====== Source data ======

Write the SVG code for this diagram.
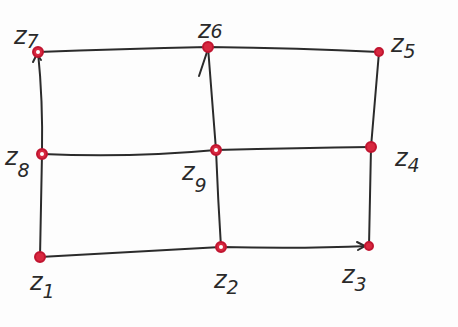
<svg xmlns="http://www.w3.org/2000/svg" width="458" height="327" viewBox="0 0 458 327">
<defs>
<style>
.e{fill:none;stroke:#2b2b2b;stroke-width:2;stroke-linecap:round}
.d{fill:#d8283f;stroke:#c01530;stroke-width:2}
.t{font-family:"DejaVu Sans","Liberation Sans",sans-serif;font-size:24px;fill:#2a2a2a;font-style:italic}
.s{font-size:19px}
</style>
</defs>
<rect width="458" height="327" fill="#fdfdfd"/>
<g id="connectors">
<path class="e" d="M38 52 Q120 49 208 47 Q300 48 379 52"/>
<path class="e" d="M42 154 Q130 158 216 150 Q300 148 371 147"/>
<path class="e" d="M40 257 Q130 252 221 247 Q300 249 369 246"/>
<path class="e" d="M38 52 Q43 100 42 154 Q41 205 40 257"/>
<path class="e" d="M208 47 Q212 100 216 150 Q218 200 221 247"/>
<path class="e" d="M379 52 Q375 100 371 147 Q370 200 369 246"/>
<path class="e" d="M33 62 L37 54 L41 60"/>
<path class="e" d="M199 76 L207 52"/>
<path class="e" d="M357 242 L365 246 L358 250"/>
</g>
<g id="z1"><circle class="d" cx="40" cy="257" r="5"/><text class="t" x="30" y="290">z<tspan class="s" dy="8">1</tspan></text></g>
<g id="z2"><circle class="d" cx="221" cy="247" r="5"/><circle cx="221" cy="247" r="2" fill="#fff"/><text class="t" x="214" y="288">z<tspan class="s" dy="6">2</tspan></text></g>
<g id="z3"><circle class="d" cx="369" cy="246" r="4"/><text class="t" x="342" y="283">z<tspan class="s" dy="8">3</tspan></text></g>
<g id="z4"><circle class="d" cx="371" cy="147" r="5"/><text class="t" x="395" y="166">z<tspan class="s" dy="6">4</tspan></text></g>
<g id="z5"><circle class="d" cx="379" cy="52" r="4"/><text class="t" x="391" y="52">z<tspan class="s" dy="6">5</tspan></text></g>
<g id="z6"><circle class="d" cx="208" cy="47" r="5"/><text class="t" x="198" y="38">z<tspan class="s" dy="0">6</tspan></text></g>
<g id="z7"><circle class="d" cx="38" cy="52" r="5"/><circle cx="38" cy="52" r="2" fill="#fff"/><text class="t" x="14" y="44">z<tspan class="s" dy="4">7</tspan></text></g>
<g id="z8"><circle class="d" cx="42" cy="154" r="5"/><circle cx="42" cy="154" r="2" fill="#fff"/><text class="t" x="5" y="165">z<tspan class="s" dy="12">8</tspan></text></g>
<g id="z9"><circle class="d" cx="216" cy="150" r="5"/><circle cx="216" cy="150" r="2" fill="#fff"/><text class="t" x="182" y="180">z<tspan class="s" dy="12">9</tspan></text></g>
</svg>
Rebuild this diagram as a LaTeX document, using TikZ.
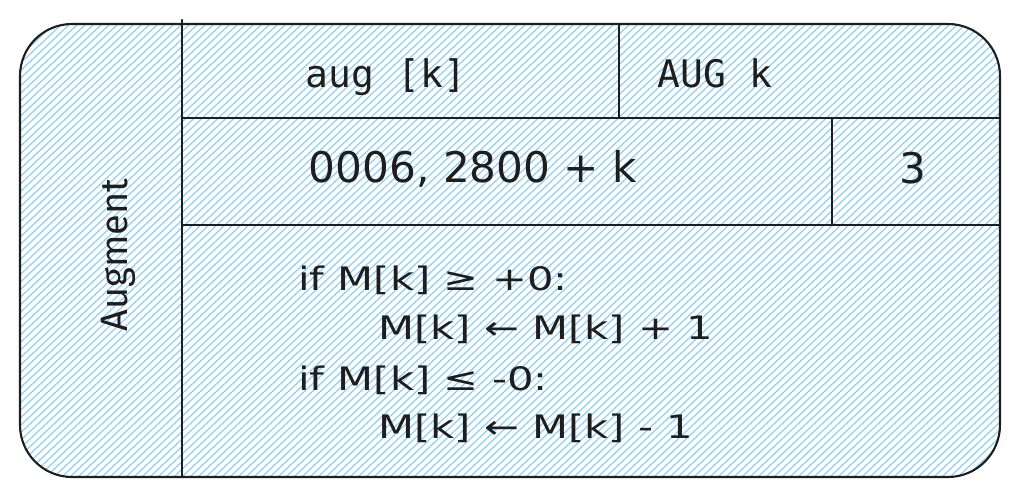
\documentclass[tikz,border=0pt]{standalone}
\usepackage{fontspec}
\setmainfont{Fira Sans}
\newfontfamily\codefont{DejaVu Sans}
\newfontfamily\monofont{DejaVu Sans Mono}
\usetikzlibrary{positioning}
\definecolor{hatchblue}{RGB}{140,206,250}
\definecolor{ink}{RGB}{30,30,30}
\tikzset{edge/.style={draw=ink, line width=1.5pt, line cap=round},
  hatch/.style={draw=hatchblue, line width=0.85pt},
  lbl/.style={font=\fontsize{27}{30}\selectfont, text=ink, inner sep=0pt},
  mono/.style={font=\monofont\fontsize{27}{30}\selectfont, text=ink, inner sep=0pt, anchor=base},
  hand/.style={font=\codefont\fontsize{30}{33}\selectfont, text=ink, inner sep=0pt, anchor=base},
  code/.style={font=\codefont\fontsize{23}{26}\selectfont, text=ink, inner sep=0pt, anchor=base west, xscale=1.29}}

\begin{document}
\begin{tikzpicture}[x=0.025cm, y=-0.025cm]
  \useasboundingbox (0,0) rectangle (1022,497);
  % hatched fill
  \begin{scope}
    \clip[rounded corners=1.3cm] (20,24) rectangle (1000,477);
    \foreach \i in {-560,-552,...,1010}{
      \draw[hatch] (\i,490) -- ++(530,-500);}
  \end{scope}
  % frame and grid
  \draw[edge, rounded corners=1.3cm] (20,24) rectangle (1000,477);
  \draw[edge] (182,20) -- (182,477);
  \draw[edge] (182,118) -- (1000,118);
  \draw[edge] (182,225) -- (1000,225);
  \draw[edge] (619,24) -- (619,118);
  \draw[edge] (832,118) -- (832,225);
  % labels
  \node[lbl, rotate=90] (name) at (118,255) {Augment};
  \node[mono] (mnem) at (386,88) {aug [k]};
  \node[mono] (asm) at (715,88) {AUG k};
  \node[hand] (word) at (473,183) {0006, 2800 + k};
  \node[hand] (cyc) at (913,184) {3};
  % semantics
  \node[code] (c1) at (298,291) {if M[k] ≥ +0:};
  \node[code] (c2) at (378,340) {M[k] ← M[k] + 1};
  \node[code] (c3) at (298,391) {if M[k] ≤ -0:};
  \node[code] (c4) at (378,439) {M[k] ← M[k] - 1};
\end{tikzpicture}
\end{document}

======

From the listing above, collect each line in which the string "this" appears.

Write the SVG code for this diagram.
Rebuild this diagram as a LaTeX document, using TikZ.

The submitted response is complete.